When the coffin, containing the remains of Ljesic's son, was uncovered, the gravediggers brought in a small back hoe to lift it out of the ground. As it was hoisted up, the dilapidated brown-painted wooden box spewed water into the hole.

Ljesic removed his hat. He pulled the nails from his pocket.

"We can put it back together," he said softly to Zeljko Knezevic, one of the gravediggers. "Please do it for me. I will give you all the money I have. It is not a lot, but it is all that is left."

Knezevic pounded nails into the three planks of wood that once formed the lid. The corpse, wrapped in a gray, damp blanket, faced the open sky. Ljesic, as if he were putting his son to bed, gently laid a clean blanket over the remains. An American Chinook helicopter passed overhead.

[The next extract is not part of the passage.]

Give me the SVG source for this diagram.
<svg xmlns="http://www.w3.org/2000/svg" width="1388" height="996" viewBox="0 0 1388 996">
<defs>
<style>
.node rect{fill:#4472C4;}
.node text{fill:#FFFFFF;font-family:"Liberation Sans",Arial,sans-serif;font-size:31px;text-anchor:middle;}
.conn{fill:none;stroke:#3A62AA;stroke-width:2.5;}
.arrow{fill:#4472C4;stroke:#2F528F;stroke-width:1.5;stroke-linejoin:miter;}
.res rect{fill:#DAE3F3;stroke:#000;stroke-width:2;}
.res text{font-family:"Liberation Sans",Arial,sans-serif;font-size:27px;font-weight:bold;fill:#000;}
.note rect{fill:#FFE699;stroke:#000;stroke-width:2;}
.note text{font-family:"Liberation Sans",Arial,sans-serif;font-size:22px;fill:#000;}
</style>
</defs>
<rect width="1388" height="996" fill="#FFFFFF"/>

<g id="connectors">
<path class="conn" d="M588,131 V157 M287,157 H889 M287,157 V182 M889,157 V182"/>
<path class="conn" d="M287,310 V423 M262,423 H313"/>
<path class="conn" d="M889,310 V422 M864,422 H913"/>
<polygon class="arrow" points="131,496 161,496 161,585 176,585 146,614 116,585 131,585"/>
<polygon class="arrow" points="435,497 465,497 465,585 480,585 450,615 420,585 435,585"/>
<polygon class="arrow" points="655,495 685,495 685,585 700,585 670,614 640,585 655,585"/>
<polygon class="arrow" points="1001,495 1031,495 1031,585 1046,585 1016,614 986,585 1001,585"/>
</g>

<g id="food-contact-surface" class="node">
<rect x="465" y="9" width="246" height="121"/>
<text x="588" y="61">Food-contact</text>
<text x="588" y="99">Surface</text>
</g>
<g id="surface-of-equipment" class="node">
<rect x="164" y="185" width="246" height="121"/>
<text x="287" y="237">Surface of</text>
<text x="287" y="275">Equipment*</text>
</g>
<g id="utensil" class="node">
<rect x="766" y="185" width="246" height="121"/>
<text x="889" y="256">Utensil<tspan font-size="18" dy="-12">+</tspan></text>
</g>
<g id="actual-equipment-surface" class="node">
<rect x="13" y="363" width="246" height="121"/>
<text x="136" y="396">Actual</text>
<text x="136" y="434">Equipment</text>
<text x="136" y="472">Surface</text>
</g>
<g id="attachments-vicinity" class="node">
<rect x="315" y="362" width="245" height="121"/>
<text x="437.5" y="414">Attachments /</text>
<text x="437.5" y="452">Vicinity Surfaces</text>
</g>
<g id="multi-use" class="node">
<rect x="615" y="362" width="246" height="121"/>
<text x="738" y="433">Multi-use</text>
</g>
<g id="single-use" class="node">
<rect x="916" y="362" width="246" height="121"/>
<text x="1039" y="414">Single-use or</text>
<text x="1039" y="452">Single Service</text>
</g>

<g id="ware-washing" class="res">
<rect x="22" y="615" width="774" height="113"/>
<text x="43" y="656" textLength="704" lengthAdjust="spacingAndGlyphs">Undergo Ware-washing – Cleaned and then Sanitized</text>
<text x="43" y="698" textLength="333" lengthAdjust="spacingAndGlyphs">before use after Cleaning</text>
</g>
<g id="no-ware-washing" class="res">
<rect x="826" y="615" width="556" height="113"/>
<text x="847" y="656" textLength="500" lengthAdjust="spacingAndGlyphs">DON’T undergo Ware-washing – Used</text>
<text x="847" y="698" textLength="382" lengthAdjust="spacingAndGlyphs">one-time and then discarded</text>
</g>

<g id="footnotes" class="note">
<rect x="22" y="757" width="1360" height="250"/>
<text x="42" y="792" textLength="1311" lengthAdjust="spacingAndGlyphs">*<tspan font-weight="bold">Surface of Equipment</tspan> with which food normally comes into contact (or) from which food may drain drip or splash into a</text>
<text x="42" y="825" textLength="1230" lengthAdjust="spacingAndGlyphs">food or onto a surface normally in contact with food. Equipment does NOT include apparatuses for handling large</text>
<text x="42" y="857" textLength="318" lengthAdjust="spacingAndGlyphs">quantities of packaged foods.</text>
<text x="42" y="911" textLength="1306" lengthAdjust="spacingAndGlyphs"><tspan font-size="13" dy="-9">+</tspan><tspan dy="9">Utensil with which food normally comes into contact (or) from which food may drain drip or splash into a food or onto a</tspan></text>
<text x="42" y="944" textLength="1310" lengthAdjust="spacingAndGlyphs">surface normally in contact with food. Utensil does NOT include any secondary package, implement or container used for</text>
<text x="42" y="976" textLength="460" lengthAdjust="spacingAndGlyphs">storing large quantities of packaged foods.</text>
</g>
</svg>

"I will put this plastic around the coffin," he explained to the gravediggers. "We will tie it up with string."

When the coffin was repaired, Ljesic embraced Knezevic.

"I will never forget what you did for me," the father said.

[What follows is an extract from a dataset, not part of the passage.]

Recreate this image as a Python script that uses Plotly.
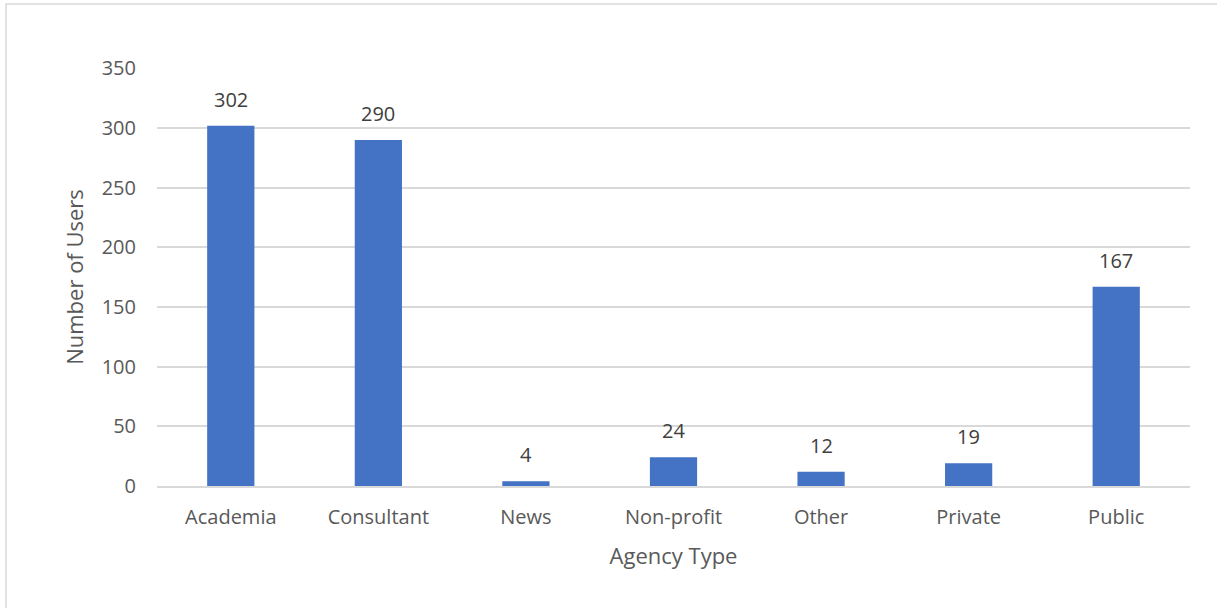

The end of the coffin, covered with the milky white plastic sheeting stuck out from the back of the van as it drove away.

Knezevic, seated on another grave, lit a cigarette.

"We have to do five graves tomorrow," he said. "I was here when they put the first body in the ground. It looks like I will be here when they pull the last one out. When the cemetery is empty, my job will be done and I will leave with everyone else."